* **Directive**
Write out the data again exactly, skipping every picture.

* **Recorded data**
::::

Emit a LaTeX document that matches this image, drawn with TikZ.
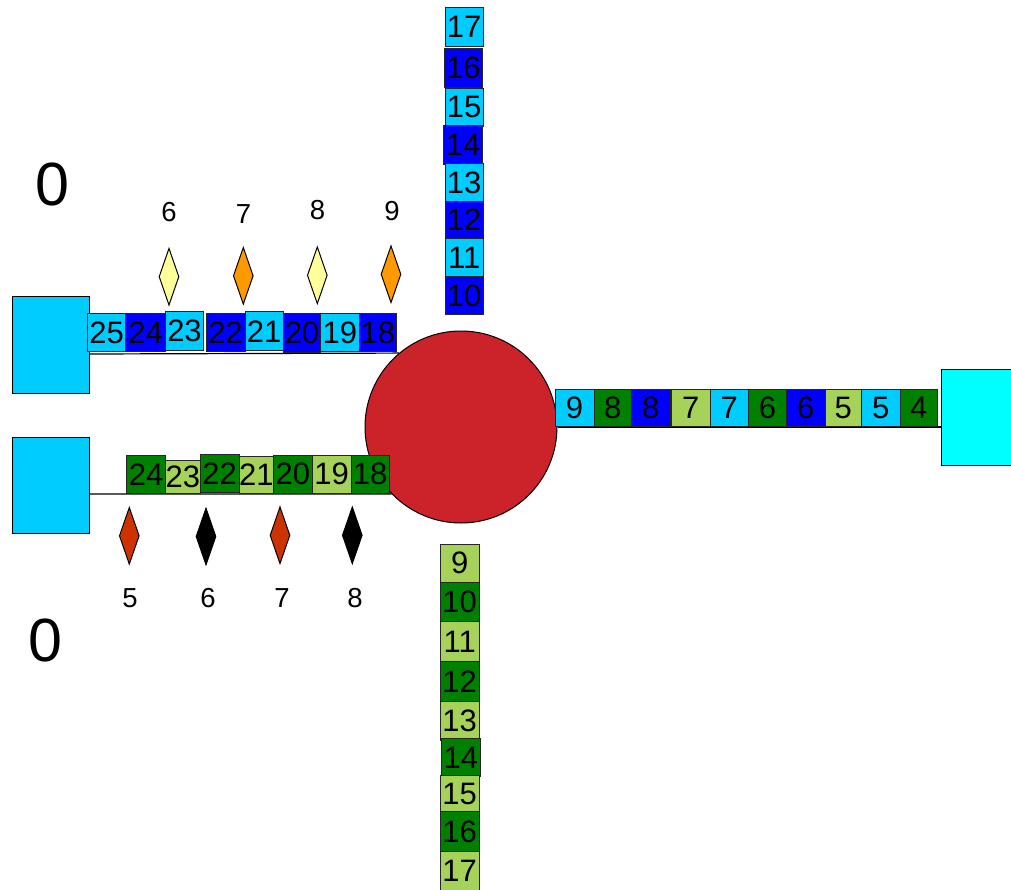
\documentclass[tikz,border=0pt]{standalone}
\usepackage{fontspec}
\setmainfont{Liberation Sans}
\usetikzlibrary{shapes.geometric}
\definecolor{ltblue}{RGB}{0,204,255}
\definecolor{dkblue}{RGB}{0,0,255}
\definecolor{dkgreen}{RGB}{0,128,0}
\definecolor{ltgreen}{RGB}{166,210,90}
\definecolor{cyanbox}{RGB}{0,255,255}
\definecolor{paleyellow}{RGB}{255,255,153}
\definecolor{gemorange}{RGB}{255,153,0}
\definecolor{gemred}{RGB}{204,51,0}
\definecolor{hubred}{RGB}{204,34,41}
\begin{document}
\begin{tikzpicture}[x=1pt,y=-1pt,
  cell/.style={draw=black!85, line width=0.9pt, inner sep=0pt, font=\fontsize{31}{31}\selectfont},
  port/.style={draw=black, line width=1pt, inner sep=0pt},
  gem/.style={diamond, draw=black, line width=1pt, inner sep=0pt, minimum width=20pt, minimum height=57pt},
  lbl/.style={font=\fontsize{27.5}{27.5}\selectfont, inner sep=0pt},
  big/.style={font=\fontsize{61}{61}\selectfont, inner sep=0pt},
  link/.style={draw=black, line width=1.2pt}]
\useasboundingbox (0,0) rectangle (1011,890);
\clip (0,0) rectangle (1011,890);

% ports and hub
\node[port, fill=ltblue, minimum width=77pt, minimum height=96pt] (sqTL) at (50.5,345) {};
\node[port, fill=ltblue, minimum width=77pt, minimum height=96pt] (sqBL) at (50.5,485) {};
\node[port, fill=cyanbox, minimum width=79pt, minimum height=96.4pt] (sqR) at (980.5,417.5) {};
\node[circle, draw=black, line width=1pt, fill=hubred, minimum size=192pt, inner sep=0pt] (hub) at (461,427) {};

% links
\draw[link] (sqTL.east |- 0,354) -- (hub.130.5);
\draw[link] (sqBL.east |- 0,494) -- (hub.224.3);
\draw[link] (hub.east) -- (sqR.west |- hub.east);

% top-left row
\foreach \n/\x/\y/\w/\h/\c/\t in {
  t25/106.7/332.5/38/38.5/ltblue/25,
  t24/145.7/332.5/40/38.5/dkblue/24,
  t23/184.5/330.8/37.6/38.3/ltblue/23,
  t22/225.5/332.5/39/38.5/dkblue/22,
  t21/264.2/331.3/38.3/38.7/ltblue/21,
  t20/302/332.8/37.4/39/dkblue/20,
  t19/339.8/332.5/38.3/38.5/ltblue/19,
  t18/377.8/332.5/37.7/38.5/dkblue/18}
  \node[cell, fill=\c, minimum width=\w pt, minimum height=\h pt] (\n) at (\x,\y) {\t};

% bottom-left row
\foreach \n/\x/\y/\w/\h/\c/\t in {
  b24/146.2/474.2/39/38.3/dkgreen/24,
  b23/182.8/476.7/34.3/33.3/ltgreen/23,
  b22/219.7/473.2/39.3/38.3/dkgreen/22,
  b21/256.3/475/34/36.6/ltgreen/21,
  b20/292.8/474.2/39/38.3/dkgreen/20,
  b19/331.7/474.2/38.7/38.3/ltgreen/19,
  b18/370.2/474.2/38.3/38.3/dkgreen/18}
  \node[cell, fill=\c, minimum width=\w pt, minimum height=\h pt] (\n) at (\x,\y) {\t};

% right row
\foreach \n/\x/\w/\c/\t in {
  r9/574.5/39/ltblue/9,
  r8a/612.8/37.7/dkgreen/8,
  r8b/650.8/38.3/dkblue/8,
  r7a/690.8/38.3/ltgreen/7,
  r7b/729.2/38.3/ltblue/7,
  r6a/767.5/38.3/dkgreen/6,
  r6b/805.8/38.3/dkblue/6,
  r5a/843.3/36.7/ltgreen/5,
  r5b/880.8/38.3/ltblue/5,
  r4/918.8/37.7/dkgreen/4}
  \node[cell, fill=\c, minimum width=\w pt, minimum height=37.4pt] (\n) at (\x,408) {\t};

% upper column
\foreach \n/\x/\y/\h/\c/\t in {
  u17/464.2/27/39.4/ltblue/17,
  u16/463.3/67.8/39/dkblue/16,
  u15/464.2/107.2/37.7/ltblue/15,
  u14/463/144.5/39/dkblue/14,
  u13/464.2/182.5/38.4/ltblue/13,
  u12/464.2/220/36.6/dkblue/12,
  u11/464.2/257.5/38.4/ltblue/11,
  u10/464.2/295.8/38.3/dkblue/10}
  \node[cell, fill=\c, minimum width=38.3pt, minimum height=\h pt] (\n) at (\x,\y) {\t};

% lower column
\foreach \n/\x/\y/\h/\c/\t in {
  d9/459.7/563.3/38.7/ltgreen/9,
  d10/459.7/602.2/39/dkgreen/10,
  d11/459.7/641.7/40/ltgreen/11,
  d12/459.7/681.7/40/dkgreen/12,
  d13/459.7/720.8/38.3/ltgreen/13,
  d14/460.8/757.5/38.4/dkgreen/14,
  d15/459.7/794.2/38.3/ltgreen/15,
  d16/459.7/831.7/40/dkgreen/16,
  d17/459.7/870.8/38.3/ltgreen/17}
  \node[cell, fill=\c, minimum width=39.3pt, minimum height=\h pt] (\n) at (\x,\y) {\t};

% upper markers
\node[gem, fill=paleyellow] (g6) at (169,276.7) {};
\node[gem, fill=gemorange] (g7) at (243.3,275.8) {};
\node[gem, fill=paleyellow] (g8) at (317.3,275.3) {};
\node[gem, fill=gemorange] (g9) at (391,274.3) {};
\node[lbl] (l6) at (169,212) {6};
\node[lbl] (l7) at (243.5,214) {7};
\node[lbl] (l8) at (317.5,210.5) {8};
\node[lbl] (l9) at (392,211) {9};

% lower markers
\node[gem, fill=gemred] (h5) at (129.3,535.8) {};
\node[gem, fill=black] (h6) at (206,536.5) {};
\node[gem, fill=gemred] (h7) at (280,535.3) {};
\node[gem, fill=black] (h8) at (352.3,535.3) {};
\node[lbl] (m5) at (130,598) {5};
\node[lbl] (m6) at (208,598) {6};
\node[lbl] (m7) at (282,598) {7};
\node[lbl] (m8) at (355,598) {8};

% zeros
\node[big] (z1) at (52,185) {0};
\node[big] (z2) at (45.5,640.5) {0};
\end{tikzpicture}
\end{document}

::::

* **Full output**
Emit a LaTeX document that matches this image, drawn with TikZ.
\documentclass[tikz,border=0pt]{standalone}
\usepackage{fontspec}
\setmainfont{Liberation Sans}
\usetikzlibrary{shapes.geometric}
\definecolor{ltblue}{RGB}{0,204,255}
\definecolor{dkblue}{RGB}{0,0,255}
\definecolor{dkgreen}{RGB}{0,128,0}
\definecolor{ltgreen}{RGB}{166,210,90}
\definecolor{cyanbox}{RGB}{0,255,255}
\definecolor{paleyellow}{RGB}{255,255,153}
\definecolor{gemorange}{RGB}{255,153,0}
\definecolor{gemred}{RGB}{204,51,0}
\definecolor{hubred}{RGB}{204,34,41}
\begin{document}
\begin{tikzpicture}[x=1pt,y=-1pt,
  cell/.style={draw=black!85, line width=0.9pt, inner sep=0pt, font=\fontsize{31}{31}\selectfont},
  port/.style={draw=black, line width=1pt, inner sep=0pt},
  gem/.style={diamond, draw=black, line width=1pt, inner sep=0pt, minimum width=20pt, minimum height=57pt},
  lbl/.style={font=\fontsize{27.5}{27.5}\selectfont, inner sep=0pt},
  big/.style={font=\fontsize{61}{61}\selectfont, inner sep=0pt},
  link/.style={draw=black, line width=1.2pt}]
\useasboundingbox (0,0) rectangle (1011,890);
\clip (0,0) rectangle (1011,890);

% ports and hub
\node[port, fill=ltblue, minimum width=77pt, minimum height=96pt] (sqTL) at (50.5,345) {};
\node[port, fill=ltblue, minimum width=77pt, minimum height=96pt] (sqBL) at (50.5,485) {};
\node[port, fill=cyanbox, minimum width=79pt, minimum height=96.4pt] (sqR) at (980.5,417.5) {};
\node[circle, draw=black, line width=1pt, fill=hubred, minimum size=192pt, inner sep=0pt] (hub) at (461,427) {};

% links
\draw[link] (sqTL.east |- 0,354) -- (hub.130.5);
\draw[link] (sqBL.east |- 0,494) -- (hub.224.3);
\draw[link] (hub.east) -- (sqR.west |- hub.east);

% top-left row
\foreach \n/\x/\y/\w/\h/\c/\t in {
  t25/106.7/332.5/38/38.5/ltblue/25,
  t24/145.7/332.5/40/38.5/dkblue/24,
  t23/184.5/330.8/37.6/38.3/ltblue/23,
  t22/225.5/332.5/39/38.5/dkblue/22,
  t21/264.2/331.3/38.3/38.7/ltblue/21,
  t20/302/332.8/37.4/39/dkblue/20,
  t19/339.8/332.5/38.3/38.5/ltblue/19,
  t18/377.8/332.5/37.7/38.5/dkblue/18}
  \node[cell, fill=\c, minimum width=\w pt, minimum height=\h pt] (\n) at (\x,\y) {\t};

% bottom-left row
\foreach \n/\x/\y/\w/\h/\c/\t in {
  b24/146.2/474.2/39/38.3/dkgreen/24,
  b23/182.8/476.7/34.3/33.3/ltgreen/23,
  b22/219.7/473.2/39.3/38.3/dkgreen/22,
  b21/256.3/475/34/36.6/ltgreen/21,
  b20/292.8/474.2/39/38.3/dkgreen/20,
  b19/331.7/474.2/38.7/38.3/ltgreen/19,
  b18/370.2/474.2/38.3/38.3/dkgreen/18}
  \node[cell, fill=\c, minimum width=\w pt, minimum height=\h pt] (\n) at (\x,\y) {\t};

% right row
\foreach \n/\x/\w/\c/\t in {
  r9/574.5/39/ltblue/9,
  r8a/612.8/37.7/dkgreen/8,
  r8b/650.8/38.3/dkblue/8,
  r7a/690.8/38.3/ltgreen/7,
  r7b/729.2/38.3/ltblue/7,
  r6a/767.5/38.3/dkgreen/6,
  r6b/805.8/38.3/dkblue/6,
  r5a/843.3/36.7/ltgreen/5,
  r5b/880.8/38.3/ltblue/5,
  r4/918.8/37.7/dkgreen/4}
  \node[cell, fill=\c, minimum width=\w pt, minimum height=37.4pt] (\n) at (\x,408) {\t};

% upper column
\foreach \n/\x/\y/\h/\c/\t in {
  u17/464.2/27/39.4/ltblue/17,
  u16/463.3/67.8/39/dkblue/16,
  u15/464.2/107.2/37.7/ltblue/15,
  u14/463/144.5/39/dkblue/14,
  u13/464.2/182.5/38.4/ltblue/13,
  u12/464.2/220/36.6/dkblue/12,
  u11/464.2/257.5/38.4/ltblue/11,
  u10/464.2/295.8/38.3/dkblue/10}
  \node[cell, fill=\c, minimum width=38.3pt, minimum height=\h pt] (\n) at (\x,\y) {\t};

% lower column
\foreach \n/\x/\y/\h/\c/\t in {
  d9/459.7/563.3/38.7/ltgreen/9,
  d10/459.7/602.2/39/dkgreen/10,
  d11/459.7/641.7/40/ltgreen/11,
  d12/459.7/681.7/40/dkgreen/12,
  d13/459.7/720.8/38.3/ltgreen/13,
  d14/460.8/757.5/38.4/dkgreen/14,
  d15/459.7/794.2/38.3/ltgreen/15,
  d16/459.7/831.7/40/dkgreen/16,
  d17/459.7/870.8/38.3/ltgreen/17}
  \node[cell, fill=\c, minimum width=39.3pt, minimum height=\h pt] (\n) at (\x,\y) {\t};

% upper markers
\node[gem, fill=paleyellow] (g6) at (169,276.7) {};
\node[gem, fill=gemorange] (g7) at (243.3,275.8) {};
\node[gem, fill=paleyellow] (g8) at (317.3,275.3) {};
\node[gem, fill=gemorange] (g9) at (391,274.3) {};
\node[lbl] (l6) at (169,212) {6};
\node[lbl] (l7) at (243.5,214) {7};
\node[lbl] (l8) at (317.5,210.5) {8};
\node[lbl] (l9) at (392,211) {9};

% lower markers
\node[gem, fill=gemred] (h5) at (129.3,535.8) {};
\node[gem, fill=black] (h6) at (206,536.5) {};
\node[gem, fill=gemred] (h7) at (280,535.3) {};
\node[gem, fill=black] (h8) at (352.3,535.3) {};
\node[lbl] (m5) at (130,598) {5};
\node[lbl] (m6) at (208,598) {6};
\node[lbl] (m7) at (282,598) {7};
\node[lbl] (m8) at (355,598) {8};

% zeros
\node[big] (z1) at (52,185) {0};
\node[big] (z2) at (45.5,640.5) {0};
\end{tikzpicture}
\end{document}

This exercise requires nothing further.